Spread the cubed potatoes in an even layer in the bottom of the greased slow cooker. Sprinkle 1 teaspoon of the salt evenly over the potatoes, tossing lightly with your hands or a spoon right in the crock so the seasoning is distributed.
In a large bowl, crack the eggs and add the remaining 1/2 teaspoon salt. Whisk the eggs until the yolks and whites are fully blended and the mixture looks an even, creamy yellow with a bit of foam on top.
Slowly pour the melted butter into the beaten eggs while whisking, so the butter blends into the eggs instead of separating. This is what gives the finished bake its rich, custardy eggs and buttery pockets between the potatoes.
Pour the egg and butter mixture evenly over the potatoes in the slow cooker, gently nudging the potatoes with a spoon so the liquid seeps down and coats everything. Some potatoes will peek through the top; that’s what will give you those golden, crispy bits.
Cover the slow cooker with the lid. Cook on LOW for 3 1/2 to 4 1/2 hours, or until the eggs are set in the center and no longer glossy, and the potatoes are tender when pierced with a fork. The edges will turn deep golden brown and slightly crisp where they touch the sides of the crock.
If you prefer a firmer texture and more browned edges, let the bake go an extra 20 to 30 minutes on LOW, checking to be sure the sides don’t scorch. The top will look slightly puffed and the butter will pool in little golden spots between the potatoes and eggs.
Once done, turn the slow cooker to WARM and let the bake rest, covered, for 10 to 15 minutes to settle. This helps the eggs finish gently and makes it easier to scoop neat portions.

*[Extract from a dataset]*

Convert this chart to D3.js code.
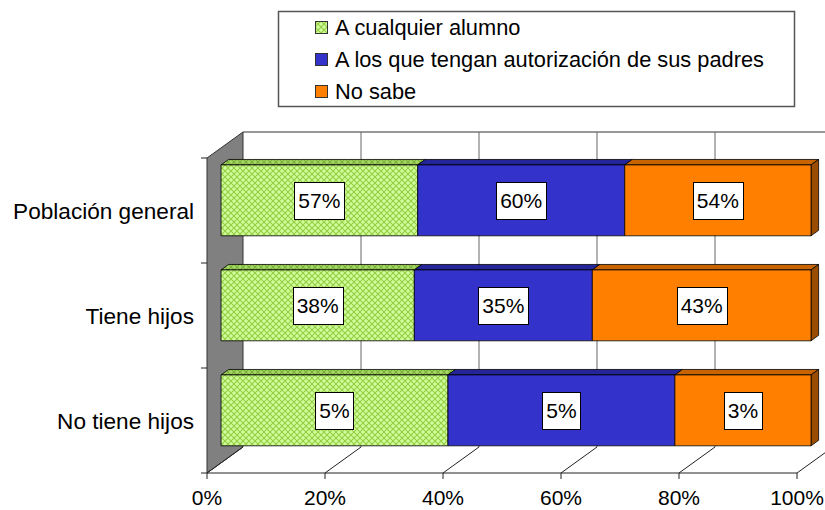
<!DOCTYPE html>
<html>
<head>
<meta charset="utf-8">
<script src="https://cdnjs.cloudflare.com/ajax/libs/d3/7.8.5/d3.min.js"></script>
<style>
body { margin: 0; background: #fff; }
svg { display: block; font-family: "Liberation Sans", Arial, sans-serif; }
</style>
</head>
<body>
<div id="vis"></div>
<script>
// datos
var categorias = ["Población general", "Tiene hijos", "No tiene hijos"];
var series = ["A cualquier alumno", "A los que tengan autorización de sus padres", "No sabe"];
var cualquierAlumno = [57, 38, 5];
var autorizacionPadres = [60, 35, 5];
var noSabe = [54, 43, 3];
var ticksX = [0, 0.2, 0.4, 0.6, 0.8, 1];

const width = 825;
const height = 510;

var svg = d3
  .select("#vis")
  .append("svg")
  .attr("width", width)
  .attr("height", height);

// patterns for the green series
var defs = svg.append("defs");
function hatch(id, base, line) {
  var p = defs.append("pattern")
    .attr("id", id)
    .attr("width", 6)
    .attr("height", 6)
    .attr("patternUnits", "userSpaceOnUse");
  p.append("rect").attr("width", 6).attr("height", 6).attr("fill", base);
  p.append("path")
    .attr("d", "M0,0L6,6M6,0L0,6")
    .attr("stroke", line)
    .attr("stroke-width", 1.1);
}
hatch("verde", "#ccff99", "#99cc44");
hatch("verdeTop", "#a6d867", "#7aad35");

var keys = ["a", "b", "c"];
var frente = { a: "url(#verde)", b: "#3333cc", c: "#ff8000" };
var arriba = { a: "url(#verdeTop)", b: "#25259a", c: "#c86400" };
var lado = { a: "#7aad35", b: "#1e1e80", c: "#9a4d00" };

var tabla = categorias.map(function(c, i) {
  return { cat: c, a: cualquierAlumno[i], b: autorizacionPadres[i], c: noSabe[i] };
});

var stack = d3.stack().keys(keys).offset(d3.stackOffsetExpand);
var capas = stack(tabla);

// front plane scales
var x = d3.scaleLinear().domain([0, 1]).range([207, 797]);
var y = d3.scaleBand()
  .domain(categorias)
  .range([158, 473])
  .paddingInner(0.325)
  .paddingOuter(0.1625);

// oblique depth
const depthX = 36;
const depthY = -26;
const d0 = 0.39;
const d1 = 0.6;
function px(v, d) { return x(v) + d * depthX; }
function py(yy, d) { return yy + d * depthY; }
function poly(pts) {
  return "M" + pts.map(function(p) { return p[0] + "," + p[1]; }).join("L") + "Z";
}

var y0 = y.range()[0], y1 = y.range()[1];

// left wall
svg.append("path")
  .attr("d", poly([[px(0, 0), y0], [px(0, 1), py(y0, 1)], [px(0, 1), py(y1, 1)], [px(0, 0), y1]]))
  .attr("fill", "#808080")
  .attr("stroke", "#333")
  .attr("stroke-width", 1);

// back wall top + gridlines
svg.append("line")
  .attr("x1", px(0, 1)).attr("y1", py(y0, 1))
  .attr("x2", px(1, 1)).attr("y2", py(y0, 1))
  .attr("stroke", "#333");

svg.append("g")
  .selectAll("line")
  .data(ticksX.slice(1))
  .enter()
  .append("line")
  .attr("x1", function(d) { return px(d, 1); })
  .attr("x2", function(d) { return px(d, 1); })
  .attr("y1", py(y0, 1))
  .attr("y2", py(y1, 1))
  .attr("stroke", "#666");

// floor
svg.append("line")
  .attr("x1", px(0, 0)).attr("y1", y1)
  .attr("x2", px(1, 0)).attr("y2", y1)
  .attr("stroke", "#222");

var piso = svg.append("g").selectAll("g").data(ticksX).enter().append("g");
piso.append("line")
  .attr("x1", function(d) { return px(d, 0); })
  .attr("y1", y1)
  .attr("x2", function(d) { return px(d, 1); })
  .attr("y2", py(y1, 1))
  .attr("stroke", "#222");
piso.append("line")
  .attr("x1", function(d) { return px(d, 0); })
  .attr("x2", function(d) { return px(d, 0); })
  .attr("y1", y1)
  .attr("y2", y1 + 6)
  .attr("stroke", "#222");
piso.append("text")
  .attr("x", function(d) { return px(d, 0); })
  .attr("y", 505)
  .attr("text-anchor", "middle")
  .style("font-size", "21px")
  .text(function(d) { return Math.round(d * 100) + "%"; });

// y axis ticks and labels
var bordes = [0, 1, 2, 3].map(function(i) { return y0 + i * y.step(); });
svg.append("g")
  .selectAll("line")
  .data(bordes)
  .enter()
  .append("line")
  .attr("x1", px(0, 0) - 6)
  .attr("x2", px(0, 0))
  .attr("y1", function(d) { return d; })
  .attr("y2", function(d) { return d; })
  .attr("stroke", "#222");

svg.append("g")
  .selectAll("text")
  .data(categorias)
  .enter()
  .append("text")
  .attr("x", 194)
  .attr("y", function(d) { return y(d) + y.bandwidth() / 2; })
  .attr("dy", "0.36em")
  .attr("text-anchor", "end")
  .style("font-size", "22.6px")
  .text(function(d) { return d; });

// bars
var capaG = svg.append("g")
  .selectAll("g")
  .data(capas)
  .enter()
  .append("g");

capaG.each(function(capa) {
  var g = d3.select(this);
  var k = capa.key;
  capa.forEach(function(s) {
    var yb = y(s.data.cat);
    var yt = yb + y.bandwidth();
    g.append("path")
      .attr("d", poly([[px(s[0], d0), py(yb, d0)], [px(s[0], d1), py(yb, d1)],
                       [px(s[1], d1), py(yb, d1)], [px(s[1], d0), py(yb, d0)]]))
      .attr("fill", arriba[k])
      .attr("stroke", "#000")
      .attr("stroke-width", 0.8);
    if (k === "c") {
      g.append("path")
        .attr("d", poly([[px(s[1], d0), py(yb, d0)], [px(s[1], d1), py(yb, d1)],
                         [px(s[1], d1), py(yt, d1)], [px(s[1], d0), py(yt, d0)]]))
        .attr("fill", lado[k])
        .attr("stroke", "#000")
        .attr("stroke-width", 0.8);
    }
    g.append("path")
      .attr("d", poly([[px(s[0], d0), py(yb, d0)], [px(s[1], d0), py(yb, d0)],
                       [px(s[1], d0), py(yt, d0)], [px(s[0], d0), py(yt, d0)]]))
      .attr("fill", frente[k])
      .attr("stroke", "#000")
      .attr("stroke-width", 0.8);
  });
});

// value labels
var valores = { a: cualquierAlumno, b: autorizacionPadres, c: noSabe };
capas.forEach(function(capa) {
  capa.forEach(function(s, i) {
    var cx = (px(s[0], d0) + px(s[1], d0)) / 2;
    var cy = py(y(s.data.cat) + y.bandwidth() / 2, d0);
    var lab = svg.append("g");
    var rect = lab.append("rect").attr("fill", "#fff").attr("stroke", "#000").attr("stroke-width", 1);
    var t = lab.append("text")
      .attr("x", cx)
      .attr("y", cy)
      .attr("dy", "0.36em")
      .attr("text-anchor", "middle")
      .style("font-size", "21px")
      .text(valores[capa.key][i] + "%");
    var w = t.node().getComputedTextLength() + 8;
    rect.attr("x", Math.round(cx - w / 2) + 0.5)
      .attr("y", Math.round(cy - 18.5) + 0.5)
      .attr("width", Math.round(w))
      .attr("height", 37);
  });
});

// legend
svg.append("rect")
  .attr("x", 278.5).attr("y", 11.5)
  .attr("width", 516).attr("height", 95)
  .attr("fill", "#fff")
  .attr("stroke", "#555")
  .attr("stroke-width", 1.5);

var leyenda = svg.append("g")
  .selectAll("g")
  .data(series)
  .enter()
  .append("g")
  .attr("transform", function(d, i) { return "translate(315," + (27 + i * 32) + ")"; });

leyenda.append("rect")
  .attr("x", 0.5).attr("y", -5.5)
  .attr("width", 12).attr("height", 12)
  .attr("fill", function(d, i) { return frente[keys[i]]; })
  .attr("stroke", "#333");

leyenda.append("text")
  .attr("x", 20)
  .attr("y", 0)
  .attr("dy", "0.36em")
  .style("font-size", "21.8px")
  .text(function(d) { return d; });
</script>
</body>
</html>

Spoon the potato and egg bake straight from the slow cooker, making sure to scrape along the edges to capture the crispy browned bits and melted butter. Taste and add a pinch more salt at the table if needed, then serve hot.
Variations & Tips
For a peppery touch like many farmhouse cooks used, add 1/2 teaspoon freshly ground black pepper to the eggs along with the salt. If you like a creamier texture, you can whisk 1/4 cup milk or cream into the eggs before adding the melted butter (this technically adds a fifth ingredient, but it stays true to the spirit of the dish). To make it feel more like a full casserole, you can scatter a small handful of shredded cheese over the top during the last 15 minutes of cooking, just until melted and lightly browned; sharp cheddar or Colby work well with the buttery potatoes. For a heartier Sunday spread, you can stir in 1 cup of fully cooked, crumbled sausage or diced ham with the potatoes before adding the egg mixture, making sure the meat is hot and cooked through before it goes in the slow cooker. If you need to feed fewer people, you can halve the recipe and use a smaller slow cooker, checking for doneness around the 3-hour mark. Food safety notes: Always keep eggs refrigerated until you are ready to use them, and crack them into a clean bowl, discarding any with off odors. Don’t cook this recipe on the WARM setting from the start—use LOW so the eggs move quickly through the temperature “danger zone” (40°F to 140°F). The center of the bake should be fully set and hot; if you have an instant-read thermometer, aim for at least 160°F in the middle. Refrigerate leftovers within 2 hours of cooking, store tightly covered, and reheat thoroughly until steaming before serving.